There it was, exactly: the poem I needed to read and just the moment I needed it; the emblem of my small adversity offered up, beauty in the place of rage. Also: magic. I don’t know how the magic happens, how I stumble upon a poem I need when I need it, but it does. The poet
Brendan Kennelly (I seem to be stuck with the Irish poets today, don’t I?) writes that “Poetry is, above all, a singing art of natural and magical connection because, though it is born out of one person's solitude, it has the ability to reach out and touch in a humane and warmly illuminating way the solitude, even the loneliness, of others.” There are many poetic-device things I love about Hecht’s poem—like the way most of it focuses on your response to the idea of the naked man or woman, how you might handle such a situation, rather than the elephant in the poem, the thing no one wants to look at but yet can’t stop eyeing, just from the periphery (and just as we might both look and not look, want to and not want to look, at an actual naked human striding around our suburban normalcy): the naked woman. By not ever telling us how the woman feels, but inviting us to ask her, the poem lets the reader connect. But I love even more that it simply exists, and that someone else has felt “this way that I feel.” And I love that the poem came to me at the right time, a balm.
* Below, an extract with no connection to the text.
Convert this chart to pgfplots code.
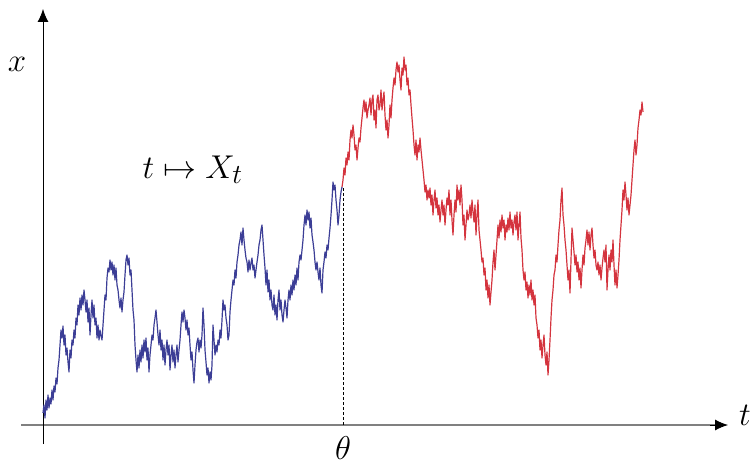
\documentclass[border=0pt]{standalone}
\usepackage{graphicx}
\usepackage{pgfplots}
\pgfplotsset{compat=1.18}
\usetikzlibrary{arrows.meta}
\definecolor{pathblue}{RGB}{60,62,150}
\definecolor{pathred}{RGB}{212,52,62}
\newcommand{\biglabel}[1]{\scalebox{1.33}{\Huge #1}}
\begin{document}
\begin{tikzpicture}
\begin{axis}[
    width=753bp, height=464bp, scale only axis,
    xmin=0, xmax=753, ymin=0, ymax=464, y dir=reverse,
    hide axis, clip=false,
    every node/.style={inner sep=0pt},
]
% axes
\draw[gray, line width=1.3pt] (axis cs:21,425) -- (axis cs:716,425);
\draw[-{Latex[length=13bp,width=11bp]}, line width=0.9pt] (axis cs:710,425) -- (axis cs:728,425);
\draw[-{Latex[length=13bp,width=11bp]}, line width=0.9pt] (axis cs:43,444) -- (axis cs:43,9);
\draw[densely dashed, line width=0.6pt] (axis cs:343,188) -- (axis cs:343,425);
\node[anchor=base] at (axis cs:17,72) {\biglabel{$x$}};
\node[anchor=base] at (axis cs:745,425) {\biglabel{$t$}};
\node[anchor=base] at (axis cs:343,459) {\biglabel{$\theta$}};
\node[anchor=base west] at (axis cs:139,178) {\biglabel{$t\mapsto X_t$}};

\addplot[pathblue, line width=1.2pt, line join=round] coordinates {
(43,413)(44,405)(45,418)(46,400)(47,410)(48,395)(49,408)(50,398)(51,404)(52,390)
(53,400)(54,386)(55,392)(56,378)(57,384)(58,368)(59,360)(60,345)(61,330)(62,338)
(63,326)(64,345)(65,335)(66,355)(67,348)(68,362)(69,372)(70,350)(71,358)(72,340)
(73,345)(74,330)(75,338)(76,318)(77,325)(78,305)(79,315)(80,298)(81,310)(82,295)
(83,305)(84,290)(85,300)(86,312)(87,300)(88,322)(89,308)(90,335)(91,315)(92,300)
(93,318)(94,305)(95,325)(96,318)(97,338)(98,325)(99,340)(100,330)(101,336)(102,340)
(103,325)(104,310)(105,295)(106,300)(107,278)(108,268)(109,272)(110,260)(111,270)(112,262)
(113,275)(114,265)(115,280)(116,268)(117,285)(118,290)(119,300)(120,308)(121,298)(122,312)
(123,300)(124,292)(125,275)(126,260)(127,255)(128,265)(129,258)(130,275)(131,270)(132,290)
(133,310)(134,320)(135,345)(136,360)(137,372)(138,355)(139,368)(140,350)(141,362)(142,345)
(143,358)(144,340)(145,352)(146,338)(147,360)(148,348)(149,372)(150,355)(151,345)(152,335)
(153,340)(154,325)(155,318)(156,310)(157,322)(158,335)(159,345)(160,330)(161,350)(162,340)
(163,360)(164,345)(165,365)(166,350)(167,340)(168,355)(169,345)(170,370)(171,355)(172,345)
(173,362)(174,350)(175,368)(176,355)(177,345)(178,362)(179,350)(180,340)(181,325)(182,312)
(183,322)(184,310)(185,318)(186,330)(187,320)(188,335)(189,328)(190,345)(191,360)(192,352)
(193,370)(194,383)(195,365)(196,350)(197,342)(198,338)(199,352)(200,340)(201,348)(202,335)
(203,308)(204,325)(205,350)(206,362)(207,375)(208,368)(209,383)(210,372)(211,380)(212,365)
(213,325)(214,340)(215,355)(216,345)(217,352)(218,340)(219,345)(220,330)(221,338)(222,320)
(223,300)(224,310)(225,305)(226,318)(227,325)(228,340)(229,335)(230,312)(231,300)(232,290)
(233,280)(234,285)(235,270)(236,278)(237,262)(238,255)(239,245)(240,240)(241,232)(242,245)
(243,228)(244,240)(245,250)(246,258)(247,262)(248,272)(249,260)(250,270)(251,263)(252,258)
(253,270)(254,265)(255,278)(256,270)(257,262)(258,255)(259,245)(260,240)(261,230)(262,225)
(263,240)(264,255)(265,268)(266,285)(267,270)(268,292)(269,280)(270,300)(271,290)(272,305)
(273,310)(274,295)(275,315)(276,305)(277,320)(278,300)(279,290)(280,310)(281,300)(282,315)
(283,322)(284,310)(285,300)(286,308)(287,318)(288,300)(289,290)(290,300)(291,285)(292,295)
(293,280)(294,290)(295,275)(296,285)(297,268)(298,280)(299,262)(300,255)(301,260)(302,250)
(303,240)(304,225)(305,215)(306,225)(307,210)(308,220)(309,212)(310,228)(311,218)(312,235)
(313,242)(314,250)(315,262)(316,270)(317,262)(318,272)(319,280)(320,268)(321,285)(322,293)
(323,270)(324,262)(325,252)(326,258)(327,245)(328,250)(329,238)(330,228)(331,215)(332,200)
(333,182)(334,190)(335,185)(336,200)(337,210)(338,225)(339,215)(340,200)(341,192)(342,187)
};
\addplot[pathred, line width=1.2pt, line join=round] coordinates {
(342,187)(343,180)(344,168)(345,175)(346,158)(347,165)(348,152)(349,160)(350,140)(351,130)
(352,138)(353,125)(354,135)(355,150)(356,145)(357,160)(358,148)(359,138)(360,142)(361,128)
(362,118)(363,108)(364,100)(365,112)(366,102)(367,118)(368,110)(369,105)(370,98)(371,115)
(372,100)(373,95)(374,120)(375,110)(376,128)(377,100)(378,95)(379,110)(380,105)(381,90)
(382,110)(383,100)(384,92)(385,115)(386,130)(387,120)(388,138)(389,125)(390,105)(391,118)
(392,100)(393,88)(394,78)(395,85)(396,70)(397,62)(398,72)(399,65)(400,80)(401,90)
(402,68)(403,75)(404,57)(405,70)(406,65)(407,85)(408,78)(409,95)(410,90)(411,105)
(412,118)(413,130)(414,145)(415,155)(416,140)(417,160)(418,145)(419,152)(420,138)(421,150)
(422,160)(423,170)(424,180)(425,192)(426,185)(427,200)(428,190)(429,198)(430,188)(431,205)
(432,195)(433,215)(434,200)(435,190)(436,208)(437,198)(438,215)(439,205)(440,222)(441,210)
(442,200)(443,215)(444,205)(445,225)(446,210)(447,198)(448,205)(449,190)(450,215)(451,200)
(452,220)(453,235)(454,215)(455,200)(456,212)(457,185)(458,200)(459,190)(460,205)(461,185)
(462,200)(463,225)(464,215)(465,240)(466,225)(467,210)(468,220)(469,215)(470,205)(471,218)
(472,200)(473,212)(474,222)(475,205)(476,235)(477,215)(478,200)(479,230)(480,240)(481,250)
(482,262)(483,258)(484,275)(485,268)(486,290)(487,280)(488,298)(489,285)(490,305)(491,292)
(492,280)(493,262)(494,250)(495,270)(496,255)(497,240)(498,225)(499,238)(500,220)(501,232)
(502,215)(503,228)(504,220)(505,240)(506,225)(507,232)(508,218)(509,230)(510,212)(511,228)
(512,220)(513,235)(514,222)(515,215)(516,230)(517,212)(518,240)(519,225)(520,212)(521,238)
(522,250)(523,270)(524,280)(525,272)(526,290)(527,282)(528,298)(529,285)(530,295)(531,280)
(532,300)(533,290)(534,305)(535,295)(536,318)(537,325)(538,338)(539,330)(540,350)(541,340)
(542,358)(543,345)(544,335)(545,355)(546,365)(547,352)(548,375)(549,360)(550,340)(551,318)
(552,300)(553,290)(554,275)(555,270)(556,255)(557,262)(558,245)(559,230)(560,220)(561,200)
(562,188)(563,215)(564,225)(565,240)(566,250)(567,265)(568,280)(569,270)(570,293)(571,260)
(572,228)(573,240)(574,252)(575,265)(576,255)(577,272)(578,262)(579,280)(580,268)(581,288)
(582,270)(583,255)(584,265)(585,248)(586,240)(587,230)(588,245)(589,232)(590,250)(591,235)
(592,228)(593,245)(594,258)(595,250)(596,265)(597,270)(598,262)(599,275)(600,265)(601,280)
(602,268)(603,258)(604,250)(605,262)(606,245)(607,290)(608,270)(609,255)(610,270)(611,250)
(612,262)(613,240)(614,265)(615,285)(616,270)(617,288)(618,275)(619,260)(620,240)(621,225)
(622,210)(623,190)(624,200)(625,182)(626,195)(627,210)(628,198)(629,215)(630,205)(631,195)
(632,180)(633,165)(634,150)(635,140)(636,155)(637,145)(638,128)(639,120)(640,110)(641,115)
(642,102)(643,112)
};
\end{axis}
\pgfresetboundingbox
\useasboundingbox (current axis.south west) rectangle (current axis.north east);
\end{tikzpicture}
\end{document}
I’m not sure exactly when I forgot I needed to read poems. I think it has to do with work, because when I do get a question that’s about books, it’s never (literally: never) about books of poems. I want to be able to quickly and confidently recommend a novel to a patron, want to have read more than I have, and reading poems in that context seems pointless. A waste of time. No one will ask me to recommend a poem to them. But I know this: I needed to be reminded. I needed the coincidence of a random anthology I took out from the library’s poetry section because (honestly) I liked the typesetting on the cover, and I liked the title; needed the random fact that “The Wasteland” was included in it. Needed T. S. Eliot’s work to be an emblem of the lack of feeling the lack of poetry engendered.